New York woke up to a shock on November 4, 2025 — Zohran Mamdani, a self-described democratic socialist and relative political newcomer, has been declared the winner of the mayoral race and will take office on January 1, 2026. The left celebrated a milestone victory, but hardworking New Yorkers should brace themselves: a candidate promising sweeping economic and social experiments now has control of the city’s purse strings.
Mamdani built his campaign on an aggressive affordability agenda — rent freezes, a $30 minimum wage phased in over the next several years, fare-free buses, universal childcare, and even city-owned grocery stores to fight high food costs. These sound like handouts in a campaign ad, but they translate into enormous new obligations for municipal budgets and painful tax increases for the people who actually pay the bills.
Progressive promises always come with trade-offs, and the math here is brutal. Raising taxes on the wealthy and corporations is a favorite slogan, but the real-world result is predictable: capital leaves, small businesses get squeezed, and jobs follow — exactly the opposite of the prosperity that keeps services running and streets safe. New Yorkers remember what fiscal irresponsibility looks like, and they should be ready for the consequences when lofty pledges hit reality.
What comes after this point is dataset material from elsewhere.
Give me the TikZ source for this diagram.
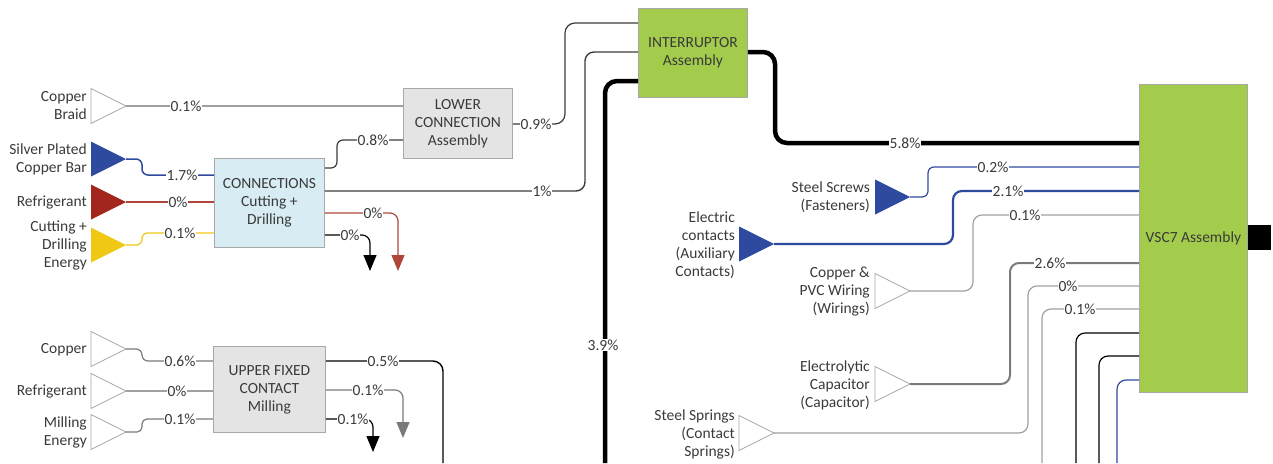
\documentclass[tikz,border=0pt]{standalone}
\usepackage{fontspec}
\setmainfont{Carlito}
\usetikzlibrary{arrows.meta}
\definecolor{txt}{HTML}{3A3A3A}
\definecolor{blu}{HTML}{2E4A9E}
\definecolor{redd}{HTML}{A3261E}
\definecolor{redl}{HTML}{B0453C}
\definecolor{yel}{HTML}{F0C814}
\definecolor{grn}{HTML}{A4CC4C}
\definecolor{lblue}{HTML}{D7ECF3}
\definecolor{lgray}{HTML}{E4E4E4}
\definecolor{bord}{HTML}{A8A8A8}
\definecolor{lin}{HTML}{A0A0A0}
\definecolor{mlin}{HTML}{7A7A7A}
\definecolor{dlin}{HTML}{3C3C3C}
\newcommand\srctri[4]{%
  \path[#4] (#1,#2-17.5) -- (#1,#2+17.5) -- (#1+35,#2) -- cycle;
  \coordinate (#3) at (#1+35,#2);}
\begin{document}
\begin{tikzpicture}[x=1pt,y=-1pt,font=\fontsize{15.5}{18}\selectfont,text=txt,
  box/.style={draw=bord,line width=0.8pt,align=center,anchor=north west,inner sep=0pt},
  lab/.style={fill=white,inner sep=1pt,text=txt},
  srclab/.style={anchor=east,align=right,inner sep=0pt},
  srcw/.style={draw=bord,fill=white,line width=0.8pt},
  srcb/.style={fill=blu},
  srcr/.style={fill=redd},
  srcy/.style={fill=yel},
  flow/.style={line width=1.2pt,rounded corners=6pt},
  tip/.style={-{Triangle[width=13pt,length=16pt]}}
]
\useasboundingbox (0,0) rectangle (1273,463);
% ---------- boxes
\node[box,fill=lblue,minimum width=110pt,minimum height=89pt] (conn) at (214,158) {CONNECTIONS\\Cutting +\\Drilling};
\node[box,fill=lgray,minimum width=109pt,minimum height=70pt] (lower) at (403,88) {LOWER\\CONNECTION\\Assembly};
\node[box,fill=grn,minimum width=109pt,minimum height=89pt] (intr) at (638,8) {INTERRUPTOR\\Assembly};
\node[box,fill=grn,minimum width=108pt,minimum height=308pt] (vsc) at (1139,84) {VSC7 Assembly};
\node[box,fill=lgray,minimum width=112pt,minimum height=86pt] (upper) at (213,346) {UPPER FIXED\\CONTACT\\Milling};
% ---------- sources
\srctri{91}{106}{cbt}{srcw}
\node[srclab] (tcb) at (87,105.5) {Copper\\Braid};
\srctri{91}{159}{spt}{srcb}
\node[srclab] (tsp) at (87,159) {Silver Plated\\Copper Bar};
\srctri{91}{202}{rft}{srcr}
\node[srclab] (trf) at (87,202) {Refrigerant};
\srctri{91}{245}{cet}{srcy}
\node[srclab] (tce) at (87,245) {Cutting +\\Drilling\\Energy};
\srctri{91}{349}{ukt}{srcw}
\node[srclab] (tuk) at (87,350) {Copper};
\srctri{91}{391}{urt}{srcw}
\node[srclab] (tur) at (87,391) {Refrigerant};
\srctri{91}{432}{umt}{srcw}
\node[srclab] (tum) at (87,432) {Milling\\Energy};
\srctri{875}{197}{sst}{srcb}
\node[srclab] (tss) at (870,197.5) {Steel Screws\\(Fasteners)};
\srctri{739}{244}{ect}{srcb}
\node[srclab] (tec) at (735,245) {Electric\\contacts\\(Auxiliary\\Contacts)};
\srctri{875}{291}{cpt}{srcw}
\node[srclab] (tcp) at (870,292) {Copper \&\\PVC Wiring\\(Wirings)};
\srctri{875}{384}{elt}{srcw}
\node[srclab] (tel) at (870,385) {Electrolytic\\Capacitor\\(Capacitor)};
\srctri{739}{433}{sgt}{srcw}
\node[srclab] (tsg) at (735,434) {Steel Springs\\(Contact\\Springs)};
% ---------- free ends
\coordinate (b39) at (605,463);
\coordinate (b05) at (443,463);
\coordinate (bv1) at (1042,463);
\coordinate (bv2) at (1076,463);
\coordinate (bv3) at (1099,463);
\coordinate (bv4) at (1117,463);
\coordinate (ar1) at (398,271);
\coordinate (ar2) at (370,271);
\coordinate (ar3) at (403,438);
\coordinate (ar4) at (373,452);
\coordinate (vout) at (1271,237.5);
% ---------- flows, left
\draw[flow,lin] (cbt) -- (lower.west |- cbt);
\draw[flow,blu,line width=1.5pt] (spt) -- (142,159) |- (conn.west |- 0,175);
\draw[flow,redl] (rft) -- (conn.west |- rft);
\draw[flow,yel,rounded corners=5pt] (cet) -- (142,245) |- (conn.west |- 0,233);
\draw[flow,dlin] (conn.east |- 0,168) -- (337,168) |- (lower.west |- 0,140);
\draw[flow,dlin,line width=1.4pt,rounded corners=9pt] (conn.east |- 0,191) -- (585,191) |- (intr.west |- 0,52);
\draw[flow,dlin,rounded corners=10pt] (lower.east |- 0,124) -- (565,124) |- (intr.west |- 0,23);
\draw[flow,redl,tip,rounded corners=8pt] (conn.east |- 0,213) -- (398,213) -- (ar1);
\draw[flow,black,tip,rounded corners=8pt] (conn.east |- 0,235) -- (370,235) -- (ar2);
\draw[flow,mlin] (ukt) -- (142,349) |- (upper.west |- 0,361);
\draw[flow,lin] (urt) -- (upper.west |- urt);
\draw[flow,mlin,rounded corners=5pt] (umt) -- (142,432) |- (upper.west |- 0,419);
\draw[flow,black,line width=1.4pt,rounded corners=10pt] (upper.east |- 0,361) -- (443,361) -- (b05);
\draw[flow,mlin,tip,rounded corners=8pt] (upper.east |- 0,390) -- (403,390) -- (ar3);
\draw[flow,black,tip,rounded corners=8pt] (upper.east |- 0,419) -- (373,419) -- (ar4);
% ---------- thick flows
\draw[black,line width=4.5pt,rounded corners=12pt] (intr.east |- 0,52) -- (775,52) |- (vsc.west |- 0,143);
\draw[black,line width=4.5pt,rounded corners=12pt] (intr.west |- 0,81) -- (605,81) -- (b39);
% ---------- flows, right
\draw[flow,blu] (sst) -- (928,197) |- (vsc.west |- 0,167);
\draw[flow,blu,line width=2.2pt,rounded corners=9pt] (ect) -- (953,244) |- (vsc.west |- 0,191);
\draw[flow,lin,rounded corners=9pt] (cpt) -- (973,291) |- (vsc.west |- 0,215);
\draw[flow,mlin,line width=2pt,rounded corners=9pt] (elt) -- (1010,384) |- (vsc.west |- 0,263);
\draw[flow,lin,rounded corners=9pt] (sgt) -- (1028,433) |- (vsc.west |- 0,286);
\draw[flow,lin,rounded corners=9pt] (bv1) |- (vsc.west |- 0,309);
\draw[flow,black,rounded corners=9pt] (bv2) |- (vsc.west |- 0,333);
\draw[flow,black,rounded corners=9pt] (bv3) |- (vsc.west |- 0,356);
\draw[flow,blu,rounded corners=9pt] (bv4) |- (vsc.west |- 0,380);
\draw[black,line width=25pt] (vsc.east |- vout) -- (vout);
% ---------- labels
\node[lab] (l1) at (186,106) {0.1\%};
\node[lab] (l2) at (182,175) {1.7\%};
\node[lab] (l3) at (178,202) {0\%};
\node[lab] (l4) at (180,233) {0.1\%};
\node[lab] (l5) at (373,140) {0.8\%};
\node[lab] (l6) at (542,191) {1\%};
\node[lab] (l7) at (536,124) {0.9\%};
\node[lab] (l8) at (373,213) {0\%};
\node[lab] (l9) at (350,235) {0\%};
\node[lab] (l10) at (905,143) {5.8\%};
\node[lab] (l11) at (603,345) {3.9\%};
\node[lab] (l12) at (993,167) {0.2\%};
\node[lab] (l13) at (1008,191) {2.1\%};
\node[lab] (l14) at (1025,215) {0.1\%};
\node[lab] (l15) at (1050,263) {2.6\%};
\node[lab] (l16) at (1068,286) {0\%};
\node[lab] (l17) at (1080,309) {0.1\%};
\node[lab] (l18) at (180,361) {0.6\%};
\node[lab] (l19) at (177,391) {0\%};
\node[lab] (l20) at (180,419) {0.1\%};
\node[lab] (l21) at (383,361) {0.5\%};
\node[lab] (l22) at (368,390) {0.1\%};
\node[lab] (l23) at (353,419) {0.1\%};
\end{tikzpicture}
\end{document}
This race wasn’t a simple two-person contest; former governor Andrew Cuomo mounted an independent bid and still fell well short of Mamdani’s coalition, underscoring how radically the Democratic base has shifted. Cuomo’s strong name recognition and controversial legacy couldn’t stop a leftward wave, which should worry anyone who values competence and practical governance over ideological purity.
Turnout surged in this election, with roughly two million votes cast — the most in decades — a reminder that energized, often younger voters can change the city’s direction in a single cycle. That high turnout is being hailed as a mandate by Mamdani’s supporters, but a mandate does not absolve elected officials from the obligation to maintain public safety, fiscal stability, and basic services. When the promises collide with reality, it’s everyday New Yorkers who will pay the price.
What happened in New York will echo across America: a victory for the democratic socialist wing is a green light for similar experiments in other blue cities. The left will try to sell massive government intervention as the only path to fairness, but conservatives know the lesson history keeps teaching — centralized control and unchecked spending erode freedom, opportunity, and local prosperity.
Patriots who love New York and love America need to stay engaged now more than ever. Vote locally, monitor city budgets, support pro-growth small business policies, and demand accountability at every step — because the future of the city won’t be decided by press releases and slogans, it will be decided by the consequences of policy. If conservatives band together and hold leaders to account, we can still protect neighborhoods, jobs, and the values that make this country strong.